I’ve decided to slow down development of my games a little bit. I want to be known as a developer of great quality games and not some kinda okay games. So I’ve decided to make sure to give enough time on my next game which is a terraria/minecraft inspired game. Obviously this type of game is a bigger undertaking and I want to make sure it gets the time and attention it deserves. This is also due to me being a little bit drained from releasing game after game, after game. It takes a toll on my creative mind and my passion for making games. I’m sure the flame will regain back to what made my games so fun and addictive.
Also I wanted to show you guys the current status of the game I am working on at the moment. Right now I have 5 levels that are at 100×100 big with different tilesets per level. My goal is to have 10 different levels that the player can traverse to and explore.
On another note I have reached 900,000+ installs across all my games. I’m just a month or so away from the magic 1 million! woot
This is the current state of my downloads across 13 games, with the green line being daily downloads and the orange line the over all downloads. As you can see I have download spikes every time I release a successful game. Nom Nom Worm got released during the january spike, Armored Drive was released during the June spike, and Air Dagger during the September spike. It looks like I get around 100k downloads a month across all my games but that has gotten a bit slower since my release dates have been stretched apart more. Anyways, don’t take this as doom and gloom as games hit the long tail pretty fast and have a steady decline after the initial wave. I’ll eventually hit that magic 1 million downloads number soon, maybe even faster when Mango launches.

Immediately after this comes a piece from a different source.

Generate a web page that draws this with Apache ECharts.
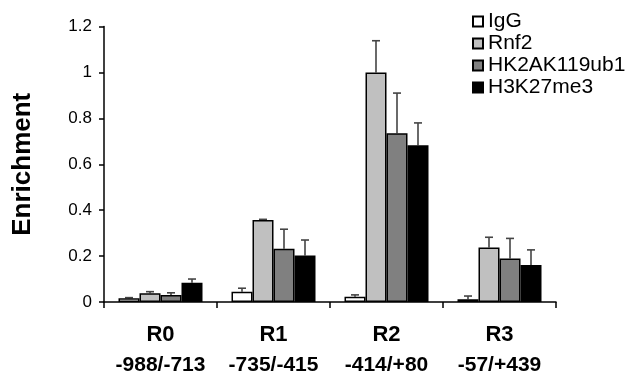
<!DOCTYPE html>
<html>
<head>
<meta charset="utf-8">
<script src="https://cdn.jsdelivr.net/npm/echarts@6/dist/echarts.min.js"></script>
<style>html,body{margin:0;padding:0;background:#fff;}#c{width:627px;height:381px;}</style>
</head>
<body>
<div id="c"></div>
<script>
const categories = ['R0', 'R1', 'R2', 'R3'];
const subLabels = ['-988/-713', '-735/-415', '-414/+80', '-57/+439'];
const seriesNames = ['IgG', 'Rnf2', 'HK2AK119ub1', 'H3K27me3'];
const igg = [0.016, 0.045, 0.023, 0.012];
const iggErr = [0.003, 0.015, 0.008, 0.014];
const rnf2 = [0.038, 0.357, 1.0, 0.237];
const rnf2Err = [0.007, 0.003, 0.138, 0.045];
const hk2 = [0.03, 0.232, 0.735, 0.19];
const hk2Err = [0.01, 0.085, 0.175, 0.087];
const h3k27 = [0.084, 0.202, 0.683, 0.161];
const h3k27Err = [0.016, 0.068, 0.097, 0.066];
const yTicks = [0, 0.2, 0.4, 0.6, 0.8, 1, 1.2];

const values = [igg, rnf2, hk2, h3k27];
const errs = [iggErr, rnf2Err, hk2Err, h3k27Err];
const colors = ['#ffffff', '#c0c0c0', '#808080', '#000000'];
const BW = 21;
const FONT = '"Liberation Sans", Arial, sans-serif';

const chart = echarts.init(document.getElementById('c'), null, {renderer: 'canvas'});

const series = [];
values.forEach((vals, i) => {
  series.push({
    name: seriesNames[i],
    type: 'bar',
    data: vals,
    barWidth: BW,
    barGap: '0%',
    itemStyle: {color: colors[i], borderColor: '#000', borderWidth: 1.5},
    z: 2
  });
});
values.forEach((vals, i) => {
  series.push({
    type: 'custom',
    data: vals.map((v, k) => [k, v, v + errs[i][k]]),
    z: 1,
    silent: true,
    renderItem: function (params, api) {
      const c = api.value(0);
      const base = api.coord([c, api.value(1)]);
      const top = api.coord([c, api.value(2)]);
      const x = base[0] + (i - 1.5) * BW;
      const cap = 4;
      return {
        type: 'group',
        children: [
          {type: 'line', shape: {x1: x, y1: base[1], x2: x, y2: top[1]}, style: {stroke: '#444', lineWidth: 1.6}},
          {type: 'line', shape: {x1: x - cap, y1: top[1], x2: x + cap, y2: top[1]}, style: {stroke: '#444', lineWidth: 1.6}}
        ]
      };
    }
  });
});

chart.setOption({
  animation: false,
  backgroundColor: '#fff',
  textStyle: {fontFamily: FONT},
  grid: {left: 104, right: 71, top: 26.5, bottom: 79, containLabel: false},
  legend: {
    data: seriesNames,
    orient: 'vertical',
    left: 467,
    top: 6,
    icon: 'rect',
    itemWidth: 10,
    itemHeight: 10,
    itemGap: 1,
    textStyle: {fontSize: 21, color: '#000', fontFamily: FONT}
  },
  xAxis: {
    type: 'category',
    data: categories,
    axisLine: {lineStyle: {color: '#000', width: 1.5}},
    axisTick: {show: true, length: 6, lineStyle: {color: '#000', width: 1.5}},
    axisLabel: {
      margin: 18,
      formatter: (v, idx) => '{a|' + v + '}\n{b|' + subLabels[idx] + '}',
      rich: {
        a: {fontSize: 22, fontWeight: 'bold', color: '#000', lineHeight: 30, fontFamily: FONT},
        b: {fontSize: 21, fontWeight: 'bold', color: '#000', lineHeight: 30, fontFamily: FONT}
      }
    }
  },
  yAxis: {
    type: 'value',
    min: yTicks[0],
    max: yTicks[yTicks.length - 1],
    interval: 0.2,
    name: 'Enrichment',
    nameLocation: 'middle',
    nameRotate: 90,
    nameGap: 68,
    nameTextStyle: {fontSize: 26, fontWeight: 'bold', color: '#000', fontFamily: FONT},
    axisLine: {show: true, lineStyle: {color: '#000', width: 1.5}},
    axisTick: {show: true, length: 5, lineStyle: {color: '#000', width: 1.5}},
    splitLine: {show: false},
    axisLabel: {
      margin: 12,
      fontSize: 17,
      color: '#000',
      fontFamily: FONT,
      formatter: v => {
        const t = yTicks.find(x => Math.abs(x - v) < 1e-6);
        return t === undefined ? '' : String(t);
      }
    }
  },
  series: series
});
</script>
</body>
</html>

I’ll revisit the graph again a few months after Mango releases and see if that changed anything for me
It’s been 4 months since I started doing WP7 games full time from the comforts of my home. Thankfully I can still say that it is still viable for me to keep doing what I love. I have taken extra side projects to help keep the coffers full, which somewhat slowed down the cadence of which I release my games. My strategy for making games has not changed, but I have become more open minded about taking on work for other people as long as it has something to do with WP7 or games. Income wise I am also doing good, as last month was really good for me thanks to the successful release and continued play on Armored Drive. But of course that success has started to wind down due to the game being saturated out on the marketplace. Anyways, I am still happy with what I am doing and will keep doing it for the months and hopefully years to come!
On to my ramblings about being full time indie.
I attended casual connect this year in Seattle. It is basically 3 day of social + mobile game companies sharing information and stats about the industry. Everyone had 1 very clear message, casual mobile is the next big thing after Facebook games. The sad part is the projections and hurrahs are only centered on iPhone and Android, WP7 is still under consideration. Granted WP7 does not have the big user installed base like iPhone and Android has. However given that Microsoft is a giant company with lots of money it has the power to make sure that WP7 is going to be in this next big wave.
Games on mobile phones is big business, and I want Microsoft to be part of that piece of pie because they have the best developer environment. Also I want competition, I want choice of what marketplace I want to put my games on. Competition is good, as it becomes a win-win for the developers and consumers.